• _TASK REQUIREMENTS_: Set down the data below from its first line to the line holding "plt.rcParams['font.family'] = ['Open", inclusive; omit all pictures.
## Begin PROVIDED MATERIAL
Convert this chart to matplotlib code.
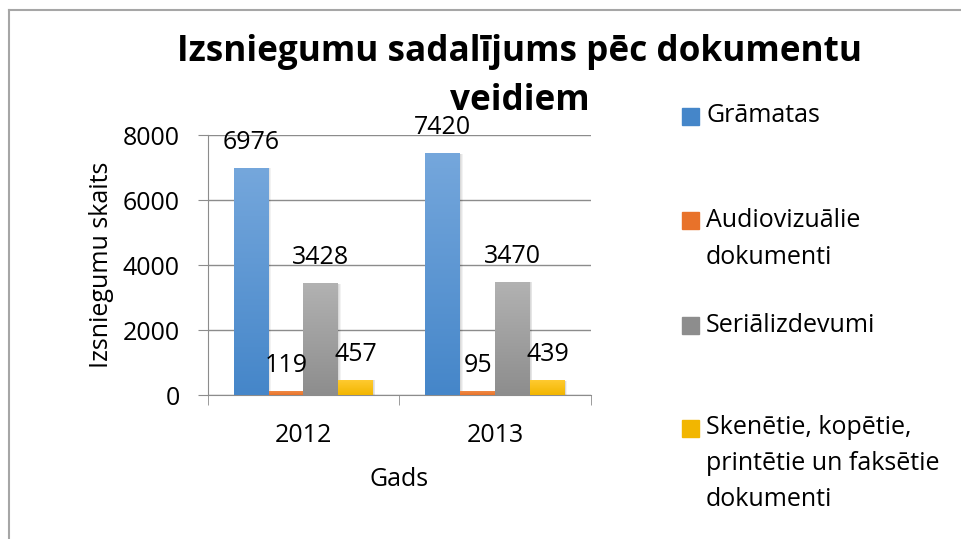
import numpy as np
import matplotlib
matplotlib.use("Agg")
import matplotlib.pyplot as plt
from matplotlib.colors import LinearSegmentedColormap
from matplotlib.patches import Rectangle
from matplotlib.lines import Line2D

plt.rcParams['font.family'] = ['Open Sans', 'DejaVu Sans']

# dati
years = ["2012", "2013"]
series = ["Grāmatas", "Audiovizuālie\ndokumenti", "Seriālizdevumi",
          "Skenētie, kopētie,\nprintētie un faksētie\ndokumenti"]
gramatas = [6976, 7420]
audio = [119, 95]
serial = [3428, 3470]
skenetie = [457, 439]
values = [gramatas, audio, serial, skenetie]

# krāsas (augša, apakša)
colors = [("#75a7dc", "#4586c9"), ("#f08a45", "#e8722a"),
          ("#b2b2b2", "#8d8d8d"), ("#ffca30", "#f2b600")]

fig = plt.figure(figsize=(9.61, 5.39), dpi=100)
ax = fig.add_axes([0.216, 0.267, 0.399, 0.4825])

x = np.arange(len(years))
w = 1 / 5.5
grad = np.linspace(0, 1, 256).reshape(-1, 1)
for i, vals in enumerate(values):
    cmap = LinearSegmentedColormap.from_list("c%d" % i, [colors[i][1], colors[i][0]])
    pos = x + (i - 1.5) * w
    bars = ax.bar(pos, vals, w, color=colors[i][1], zorder=3)
    for b in bars:
        x0 = b.get_x()
        h = b.get_height()
        # ēna
        for k in range(1, 4):
            sh = Rectangle((x0 + 0.004 * k, -k * 12), w, h + k * 12, color="black",
                           alpha=0.05, lw=0, zorder=2)
            ax.add_patch(sh)
        ax.imshow(grad, extent=(x0, x0 + w, 0, h), origin="lower", aspect="auto",
                  cmap=cmap, zorder=3.5)
        ax.annotate(str(h), (x0 + w / 2, h), xytext=(0, 26), textcoords="offset pixels",
                    ha="center", va="center", fontsize=18, zorder=5)

ax.set_xlim(-0.5, 1.5)
ax.set_ylim(0, 8000)
ax.set_yticks([0, 2000, 4000, 6000, 8000])
ax.set_xticks(x)
ax.set_xticklabels(years)
ax.set_xticks([-0.5, 0.5, 1.5], minor=True)
ax.tick_params(axis="x", which="major", length=0, pad=20, labelsize=18)
ax.tick_params(axis="x", which="minor", length=7, color="#8c8c8c")
ax.tick_params(axis="y", length=7, color="#8c8c8c", pad=13, labelsize=18)
ax.yaxis.grid(True, color="#8c8c8c", lw=1, zorder=0)
ax.set_axisbelow(True)
for s in ["top", "right"]:
    ax.spines[s].set_visible(False)
for s in ["left", "bottom"]:
    ax.spines[s].set_color("#8c8c8c")
ax.set_xlabel("Gads", fontsize=18, labelpad=14)
ax.set_ylabel("Izsniegumu skaits", fontsize=18, labelpad=6)

fig.text(0.541, 0.903, "Izsniegumu sadalījums pēc dokumentu", ha="center", va="center",
         fontsize=25.3, fontweight="bold")
fig.text(0.541, 0.813, "veidiem", ha="center", va="center", fontsize=25.3, fontweight="bold")

# leģenda
leg_y = [116, 221, 325, 428]
for i, lab in enumerate(series):
    yc = 1 - leg_y[i] / 539
    fig.patches.append(Rectangle((682 / 961, yc - 8.5 / 539), 17 / 961, 17 / 539,
                                 transform=fig.transFigure, color=colors[i][1]))
    for j, line in enumerate(lab.split("\n")):
        fig.text(706 / 961, yc - j * 36 / 539, line, ha="left", va="center", fontsize=18)

# rāmis
fig.lines.append(Line2D([9 / 961, 1], [1 - 10 / 539] * 2, transform=fig.transFigure,
                        color="#a6a6a6", lw=1.5))
fig.lines.append(Line2D([9 / 961] * 2, [0, 1 - 10 / 539], transform=fig.transFigure,
                        color="#a6a6a6", lw=1.5))

fig.savefig("out.png", dpi=100)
## End PROVIDED MATERIAL
• _TASK RESPONSE_:
Convert this chart to matplotlib code.
import numpy as np
import matplotlib
matplotlib.use("Agg")
import matplotlib.pyplot as plt
from matplotlib.colors import LinearSegmentedColormap
from matplotlib.patches import Rectangle
from matplotlib.lines import Line2D

plt.rcParams['font.family'] = ['Open Sans', 'DejaVu Sans']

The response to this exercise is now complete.